Nicola, Friday 4 June 2010
Wind Speed: 10 knots
Temp with wind chill: -37°C
Looking out of the windows at Scott Base, all I can see is darkness, and it’s easy to think there is not much to see outside. However, during walks around the base a whole new world is opening up; a negative one to that of the 24-hour daylight we experienced when we first arrived, but just as beautiful. On fine days the moonlight reflects off the snow and icy landscape, there are bright starry skies, and phenomena such as moon-dogs and auroras.
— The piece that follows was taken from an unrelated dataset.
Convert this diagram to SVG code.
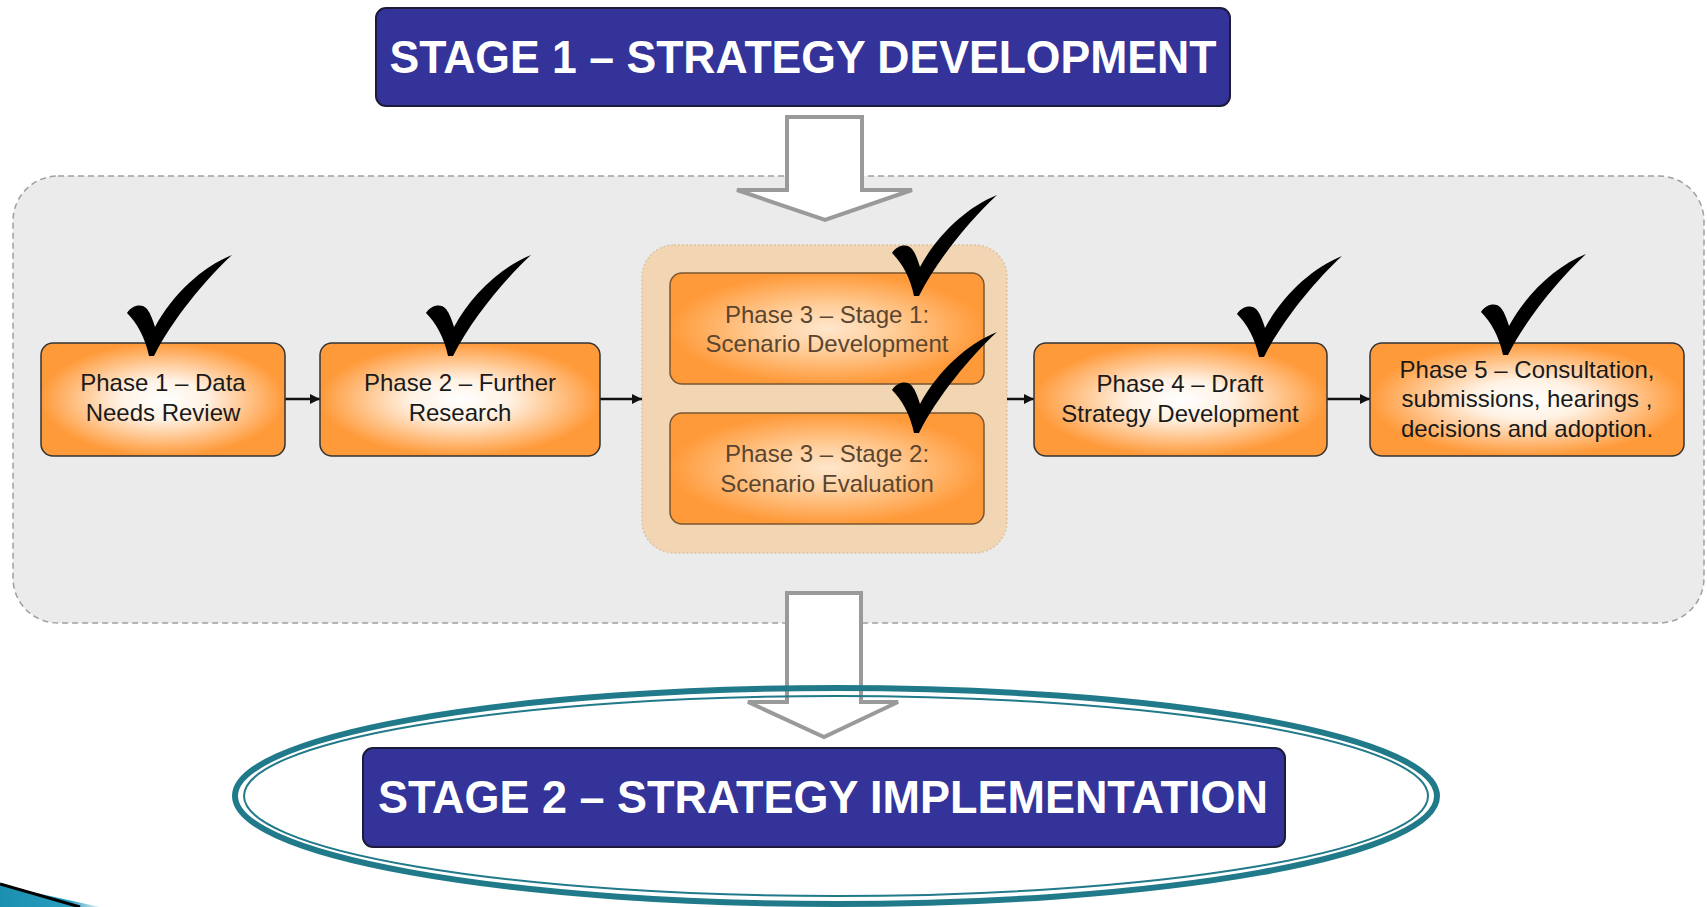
<svg xmlns="http://www.w3.org/2000/svg" width="1707" height="907" viewBox="0 0 1707 907">
<defs>
<radialGradient id="og" cx="0.5" cy="0.5" r="0.5">
<stop offset="0" stop-color="#ffffff"/>
<stop offset="0.35" stop-color="#fff2e4"/>
<stop offset="1" stop-color="#ff9a3a"/>
</radialGradient>
<radialGradient id="og3" cx="0.5" cy="0.5" r="0.5">
<stop offset="0" stop-color="#ffe6cc"/>
<stop offset="0.4" stop-color="#ffcf9c"/>
<stop offset="1" stop-color="#ff9a3a"/>
</radialGradient>
<linearGradient id="sw" x1="0" y1="0" x2="1" y2="0">
<stop offset="0" stop-color="#1b8fb0"/>
<stop offset="0.7" stop-color="#2a9ec0"/>
<stop offset="1" stop-color="#e6f4f8"/>
</linearGradient>
<marker id="ah" viewBox="0 0 10 10" refX="10" refY="5" markerWidth="10" markerHeight="10" markerUnits="userSpaceOnUse" orient="auto">
<path d="M0,0 L10,5 L0,10 Z" fill="#111"/>
</marker>
<path id="chk" d="M0,58 C5,50 15,48 20,54 C24,59 26,66 28,72 C45,40 75,12 105,0 C78,25 45,65 27,101 L22,101 C18,82 10,68 0,58 Z"/>
</defs>
<style>
.stage{fill:#333399;stroke:#1c1c3a;stroke-width:2}
.stxt{font-family:"Liberation Sans",Arial,sans-serif;font-weight:bold;font-size:46px;fill:#ffffff}
.box{fill:url(#og);stroke:#333;stroke-width:1.5}
.box3{fill:url(#og3);stroke:#7a5530;stroke-width:1.5}
.t{font-family:"Liberation Sans",Arial,sans-serif;font-size:24px;fill:#1a1a1a;text-anchor:middle}
.t3{font-family:"Liberation Sans",Arial,sans-serif;font-size:24px;fill:#5a4530;text-anchor:middle}
.harrow{fill:#ffffff;stroke:#9a9a9a;stroke-width:4;stroke-linejoin:miter}
.conn{stroke:#111;stroke-width:2.5;fill:none;marker-end:url(#ah)}
.check{fill:#000}
</style>
<rect x="0" y="0" width="1707" height="907" fill="#ffffff"/>
<g id="stage1">
<rect class="stage" x="376" y="8" width="854" height="98" rx="10"/>
<text class="stxt" x="803" y="73" text-anchor="middle" textLength="827" lengthAdjust="spacingAndGlyphs">STAGE 1 – STRATEGY DEVELOPMENT</text>
</g>
<g id="container">
<rect x="13" y="176" width="1691" height="447" rx="45" fill="#ebebeb" stroke="#a0a0a0" stroke-width="1.5" stroke-dasharray="6 4"/>
</g>
<g id="arrow-top">
<path class="harrow" d="M787,117 L862,117 L862,190 L912,190 L825,220 L737,190 L787,190 Z"/>
</g>
<g id="phase3-group">
<rect x="642" y="245" width="365" height="308" rx="32" fill="#f2d5b3" stroke="#dcc3a3" stroke-width="1.5" stroke-dasharray="2 2"/>
</g>
<g id="connectors">
<line class="conn" x1="285" y1="399" x2="320" y2="399"/>
<line class="conn" x1="600" y1="399" x2="642" y2="399"/>
<line class="conn" x1="1007" y1="399" x2="1034" y2="399"/>
<line class="conn" x1="1327" y1="399" x2="1370" y2="399"/>
</g>
<g id="phase1">
<rect class="box" x="41" y="343" width="244" height="113" rx="12"/>
<text class="t" x="163" y="391">Phase 1 – Data</text>
<text class="t" x="163" y="421">Needs Review</text>
</g>
<g id="phase2">
<rect class="box" x="320" y="343" width="280" height="113" rx="12"/>
<text class="t" x="460" y="391">Phase 2 – Further</text>
<text class="t" x="460" y="421">Research</text>
</g>
<g id="phase3-stage1">
<rect class="box3" x="670" y="273" width="314" height="111" rx="12"/>
<text class="t3" x="827" y="323">Phase 3 – Stage 1:</text>
<text class="t3" x="827" y="352">Scenario Development</text>
</g>
<g id="phase3-stage2">
<rect class="box3" x="670" y="413" width="314" height="111" rx="12"/>
<text class="t3" x="827" y="462">Phase 3 – Stage 2:</text>
<text class="t3" x="827" y="492">Scenario Evaluation</text>
</g>
<g id="phase4">
<rect class="box" x="1034" y="343" width="293" height="113" rx="12"/>
<text class="t" x="1180" y="392">Phase 4 – Draft</text>
<text class="t" x="1180" y="422">Strategy Development</text>
</g>
<g id="phase5">
<rect class="box" x="1370" y="343" width="314" height="113" rx="12"/>
<text class="t" x="1527" y="378">Phase 5 – Consultation,</text>
<text class="t" x="1527" y="407">submissions, hearings ,</text>
<text class="t" x="1527" y="437">decisions and adoption.</text>
</g>
<g id="checks">
<use href="#chk" class="check" x="127" y="255"/>
<use href="#chk" class="check" x="426" y="255"/>
<use href="#chk" class="check" x="892" y="195"/>
<use href="#chk" class="check" x="892" y="332"/>
<use href="#chk" class="check" x="1237" y="256"/>
<use href="#chk" class="check" x="1481" y="254"/>
</g>
<g id="arrow-bottom">
<path class="harrow" d="M787,593 L861,593 L861,702 L898,702 L824,737 L748,702 L787,702 Z"/>
</g>
<g id="ellipse">
<ellipse cx="836" cy="796" rx="601" ry="108" fill="none" stroke="#217a8a" stroke-width="6"/>
<ellipse cx="836" cy="796" rx="592" ry="100" fill="none" stroke="#217a8a" stroke-width="2"/>
</g>
<g id="stage2">
<rect class="stage" x="363" y="748" width="922" height="99" rx="10"/>
<text class="stxt" x="823" y="813" text-anchor="middle" textLength="890" lengthAdjust="spacingAndGlyphs">STAGE 2 – STRATEGY IMPLEMENTATION</text>
</g>
<g id="corner">
<path d="M0,885 L100,907 L0,907 Z" fill="url(#sw)"/>
<path d="M0,884 L80,907" stroke="#000" stroke-width="3"/>
</g>
</svg>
I’m finding that even with a modern camera, trying to photograph these subtle winter effects is difficult, but for Ponting (the photographer on Scott’s British Antarctic Expedition 1910-13) it posed huge technical challenges. He overcame some of these by using long exposure times and by illuminating scenes and people with artificial light from chemical flash powders.
During the summer I had already worked on bottles of magnesium flash powder in the Antarctic Heritage Trust Reserve Collection at Canterbury Museum (See blog October 5th 2009) so this week I was amazed when I opened up a rusty tin from the darkroom at Cape Evans to find a single remaining flash candle in perfect condition.
During the winter of 1911 Ponting took many stunning images of the landscape and members of Scott’s expedition working, using flashlight powders and candles; I’m just hoping to come away with a couple of good photos to remind me of my stay here on the ice.